The first food distribution of Food Not Bombs in Minsk was held in the summer of 2005. The cops attended the place of the action a month later, when some people from the neighbourhood called the police patrol. Soon, the participants were forced to relocate because of the fights between two men who came to eat, which provoked the police to stop the distribution. After the change of the meeting place, the police often appeared, but without any consequences. The rank and file police officers have not been interested in the initiative; they usually spoke a couple of standard phrases, or copied the IDs of the people, and then left. The movement evolved, with a new group. In early 2009 members of the groups began to distribute food in Mikhailovsky Park, near the train station.
The interior ministry as well as the KGB have repeatedly obstructed the free food distribution to the homeless of Minsk and Brest. More precisely, from late 2009 the authorities’ attention was drawn to the spot in Mikhailovsky Park, where the initiative shared free vegan meals as a protest to army expenditures and poverty. The Belarusian Interior Minister Anatoly Kuleshov, somehow passing through the square, witnessed one of the actions and soon gave an investigation order. Vitaly Kozlov of the Oktyabrsky police department was appointed head of the investigations. The policemen tried to influence the initiative using different methods each time: activists’ IDs were copied and sent for verification to police departments; cops dispersed the crowd and stopped the food distribution, or completely blocked the square, but also persuaded the participants to change their meeting place, and so on.
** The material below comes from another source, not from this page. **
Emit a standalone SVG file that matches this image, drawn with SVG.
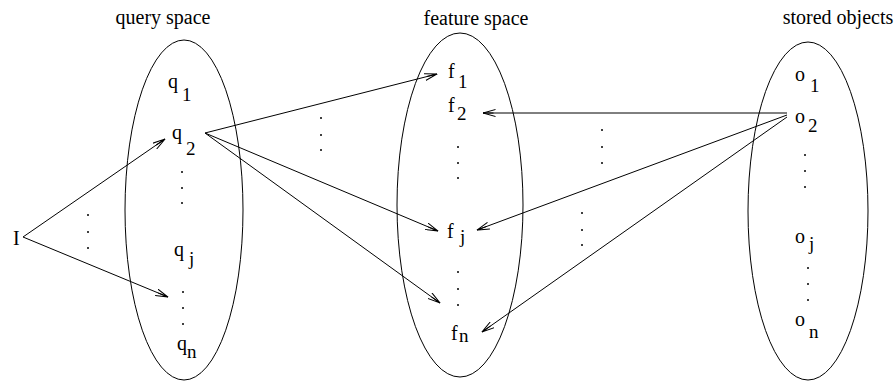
<svg xmlns="http://www.w3.org/2000/svg" width="896" height="381" viewBox="0 0 896 381">
<defs>
<style>
text{font-family:"Liberation Serif","Times New Roman",serif;fill:#000}
.lbl{font-size:20px;text-anchor:middle}
.v{font-size:20px}
.s{font-size:19px}
.e{fill:none;stroke:#000;stroke-width:1}
.c{fill:none;stroke:#000;stroke-width:1;marker-end:url(#ah)}
.d{fill:#000}
</style>
<marker id="ah" viewBox="0 0 13 8" refX="12.5" refY="4" markerWidth="13" markerHeight="8" markerUnits="userSpaceOnUse" orient="auto">
<path d="M0,0.5 L12.5,4 L0,7.5 M2,4 L12.5,4" fill="none" stroke="#000" stroke-width="1"/>
</marker>
</defs>
<rect width="896" height="381" fill="#fff"/>

<g id="query-space">
<ellipse class="e" cx="184" cy="210" rx="59" ry="170"/>
<text class="lbl" x="163" y="24">query space</text>
<text class="v" x="168" y="88">q</text><text class="s" x="182" y="101">1</text>
<text class="v" x="172" y="139">q</text><text class="s" x="186" y="155">2</text>
<circle class="d" cx="182" cy="172" r="1"/><circle class="d" cx="182" cy="188" r="1"/><circle class="d" cx="182" cy="203" r="1"/>
<text class="v" x="174" y="256">q</text><text class="s" x="189" y="265">j</text>
<circle class="d" cx="183" cy="292" r="1"/><circle class="d" cx="183" cy="308" r="1"/><circle class="d" cx="183" cy="324" r="1"/>
<text class="v" x="177" y="350">q</text><text class="s" x="187" y="358">n</text>
</g>

<g id="feature-space">
<ellipse class="e" cx="460" cy="205" rx="63" ry="172"/>
<text class="lbl" x="476" y="25">feature space</text>
<text class="v" x="448" y="78">f</text><text class="s" x="458" y="88">1</text>
<text class="v" x="448" y="112">f</text><text class="s" x="457" y="120">2</text>
<circle class="d" cx="458" cy="147" r="1"/><circle class="d" cx="458" cy="163" r="1"/><circle class="d" cx="458" cy="178" r="1"/>
<text class="v" x="447" y="238">f</text><text class="s" x="460" y="243">j</text>
<circle class="d" cx="458" cy="272" r="1"/><circle class="d" cx="458" cy="289" r="1"/><circle class="d" cx="458" cy="305" r="1"/>
<text class="v" x="451" y="340">f</text><text class="s" x="459" y="342">n</text>
</g>

<g id="stored-objects">
<ellipse class="e" cx="808" cy="211" rx="60" ry="169"/>
<text class="lbl" x="838" y="24">stored objects</text>
<text class="v" x="795" y="81">o</text><text class="s" x="810" y="92">1</text>
<text class="v" x="795" y="123">o</text><text class="s" x="808" y="132">2</text>
<circle class="d" cx="805" cy="155" r="1"/><circle class="d" cx="805" cy="171" r="1"/><circle class="d" cx="805" cy="187" r="1"/>
<text class="v" x="795" y="243">o</text><text class="s" x="809" y="250">j</text>
<circle class="d" cx="808" cy="268" r="1"/><circle class="d" cx="808" cy="284" r="1"/><circle class="d" cx="808" cy="300" r="1"/>
<text class="v" x="795" y="326">o</text><text class="s" x="809" y="338">n</text>
</g>

<g id="input">
<text class="v" x="13" y="245">I</text>
</g>

<g id="connectors">
<line class="c" x1="23" y1="237" x2="165" y2="139"/>
<line class="c" x1="23" y1="237" x2="168" y2="297"/>
<line class="c" x1="205" y1="133" x2="437" y2="74"/>
<line class="c" x1="205" y1="133" x2="438" y2="231"/>
<line class="c" x1="205" y1="133" x2="440" y2="303"/>
<line class="c" x1="787" y1="113" x2="483" y2="113"/>
<line class="c" x1="787" y1="115" x2="477" y2="230"/>
<line class="c" x1="787" y1="117" x2="482" y2="332"/>
<circle class="d" cx="88" cy="215" r="1"/><circle class="d" cx="88" cy="232" r="1"/><circle class="d" cx="88" cy="248" r="1"/>
<circle class="d" cx="321" cy="118" r="1"/><circle class="d" cx="321" cy="135" r="1"/><circle class="d" cx="321" cy="150" r="1"/>
<circle class="d" cx="602" cy="130" r="1"/><circle class="d" cx="602" cy="147" r="1"/><circle class="d" cx="602" cy="163" r="1"/>
<circle class="d" cx="582" cy="213" r="1"/><circle class="d" cx="582" cy="230" r="1"/><circle class="d" cx="582" cy="245" r="1"/>
</g>
</svg>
The police then disappeared, but then re-appeared in Food Not Bombs events. All this went on until the end of 2010. During this period, the main police efforts were directed on stopping the free meals in Minsk.
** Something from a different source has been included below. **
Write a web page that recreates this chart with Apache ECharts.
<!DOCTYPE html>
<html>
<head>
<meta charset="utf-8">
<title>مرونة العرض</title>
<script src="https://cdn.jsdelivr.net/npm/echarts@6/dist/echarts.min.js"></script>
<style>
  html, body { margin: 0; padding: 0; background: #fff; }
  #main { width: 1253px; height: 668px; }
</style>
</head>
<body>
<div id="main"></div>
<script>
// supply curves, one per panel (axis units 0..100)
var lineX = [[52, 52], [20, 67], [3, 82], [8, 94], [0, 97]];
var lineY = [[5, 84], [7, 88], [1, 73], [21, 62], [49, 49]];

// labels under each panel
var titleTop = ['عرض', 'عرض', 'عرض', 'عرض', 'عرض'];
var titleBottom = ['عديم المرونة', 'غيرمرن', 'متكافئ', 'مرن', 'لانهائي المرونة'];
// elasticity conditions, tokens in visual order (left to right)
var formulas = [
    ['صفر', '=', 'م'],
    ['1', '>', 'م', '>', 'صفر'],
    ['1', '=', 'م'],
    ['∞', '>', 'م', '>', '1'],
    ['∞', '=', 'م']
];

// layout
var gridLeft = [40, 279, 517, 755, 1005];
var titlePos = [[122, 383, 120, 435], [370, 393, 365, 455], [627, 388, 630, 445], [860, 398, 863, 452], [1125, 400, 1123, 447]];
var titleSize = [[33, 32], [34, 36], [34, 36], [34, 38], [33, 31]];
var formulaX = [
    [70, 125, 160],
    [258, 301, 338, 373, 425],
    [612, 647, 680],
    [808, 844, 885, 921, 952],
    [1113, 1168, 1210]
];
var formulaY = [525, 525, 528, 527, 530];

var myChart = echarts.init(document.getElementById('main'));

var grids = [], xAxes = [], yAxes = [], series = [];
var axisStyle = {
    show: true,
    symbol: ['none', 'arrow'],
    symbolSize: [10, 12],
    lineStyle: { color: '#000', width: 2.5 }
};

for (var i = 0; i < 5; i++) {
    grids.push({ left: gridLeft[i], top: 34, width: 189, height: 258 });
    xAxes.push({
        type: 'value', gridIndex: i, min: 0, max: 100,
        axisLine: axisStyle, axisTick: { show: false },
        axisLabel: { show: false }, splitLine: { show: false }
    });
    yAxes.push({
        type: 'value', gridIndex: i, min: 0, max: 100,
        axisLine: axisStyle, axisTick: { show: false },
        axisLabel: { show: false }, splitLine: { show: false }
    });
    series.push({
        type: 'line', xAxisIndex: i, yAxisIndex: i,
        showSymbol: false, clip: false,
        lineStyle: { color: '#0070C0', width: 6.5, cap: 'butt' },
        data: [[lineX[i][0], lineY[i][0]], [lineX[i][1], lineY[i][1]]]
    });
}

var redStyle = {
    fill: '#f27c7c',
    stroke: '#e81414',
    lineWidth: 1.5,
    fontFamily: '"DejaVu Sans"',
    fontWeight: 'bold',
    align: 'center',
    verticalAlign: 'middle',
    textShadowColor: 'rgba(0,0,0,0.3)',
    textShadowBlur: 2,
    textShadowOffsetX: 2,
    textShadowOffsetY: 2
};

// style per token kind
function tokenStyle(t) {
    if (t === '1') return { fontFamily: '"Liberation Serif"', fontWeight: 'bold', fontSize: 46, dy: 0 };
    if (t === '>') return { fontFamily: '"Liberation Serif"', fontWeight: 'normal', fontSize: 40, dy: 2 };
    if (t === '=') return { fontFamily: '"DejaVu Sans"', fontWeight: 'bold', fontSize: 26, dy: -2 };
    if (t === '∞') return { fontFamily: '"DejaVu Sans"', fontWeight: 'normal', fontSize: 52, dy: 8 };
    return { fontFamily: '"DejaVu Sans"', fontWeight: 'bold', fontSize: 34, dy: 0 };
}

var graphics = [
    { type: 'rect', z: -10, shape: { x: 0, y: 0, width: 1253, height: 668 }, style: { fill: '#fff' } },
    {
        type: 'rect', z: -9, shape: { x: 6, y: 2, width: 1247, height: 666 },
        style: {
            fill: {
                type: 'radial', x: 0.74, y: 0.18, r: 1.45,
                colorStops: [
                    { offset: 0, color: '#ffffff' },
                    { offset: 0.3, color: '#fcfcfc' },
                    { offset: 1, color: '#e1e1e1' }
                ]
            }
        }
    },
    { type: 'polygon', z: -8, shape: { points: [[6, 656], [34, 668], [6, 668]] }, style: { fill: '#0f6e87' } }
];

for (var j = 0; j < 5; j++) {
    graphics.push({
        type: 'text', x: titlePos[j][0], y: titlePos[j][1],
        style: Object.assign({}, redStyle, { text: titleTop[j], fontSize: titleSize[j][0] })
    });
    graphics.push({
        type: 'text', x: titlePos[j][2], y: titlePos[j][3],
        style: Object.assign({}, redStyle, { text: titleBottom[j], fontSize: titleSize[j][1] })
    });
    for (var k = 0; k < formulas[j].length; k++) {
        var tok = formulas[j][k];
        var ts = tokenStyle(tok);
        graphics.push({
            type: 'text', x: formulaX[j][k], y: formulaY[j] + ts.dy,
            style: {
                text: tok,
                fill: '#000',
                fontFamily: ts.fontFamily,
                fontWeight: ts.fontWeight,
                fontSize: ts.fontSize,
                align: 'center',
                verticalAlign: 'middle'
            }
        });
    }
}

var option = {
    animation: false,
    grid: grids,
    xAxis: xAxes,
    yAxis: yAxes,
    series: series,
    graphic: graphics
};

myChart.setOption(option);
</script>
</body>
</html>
By early 2011 the KGB intervened in the conflict. First they came alone, but the next time they brought special forces with them. They did not interfere with most of the initiative’s distributions, but attempted to verify the personal details of all attendants. In late 2011 the police were regularly showing up at the gathering point near the Vostok metro station. More verification of participants was carried out. Soon the ‘verified’ people were attended by the KGB agents at their place of work or studies. Some were invited to ‘talk’. Security officers have been trying to understand the structure of the movement and to clarify the roles of all participants. They were especially interested in the initiative’s communication with the anarchists. They have been monitoring the Russian social network service vk.com and FNB blog that posted a concert poster calling for support of the Food Not Bombs international campaign on March 24th, 2012, when nearly 120 people were reportedly detained and confronted with police brutality during the evening benefit gig, which took place in Minsk MTZ Palace of Culture. Nearly 16 people have been held in custody and sentenced to fines.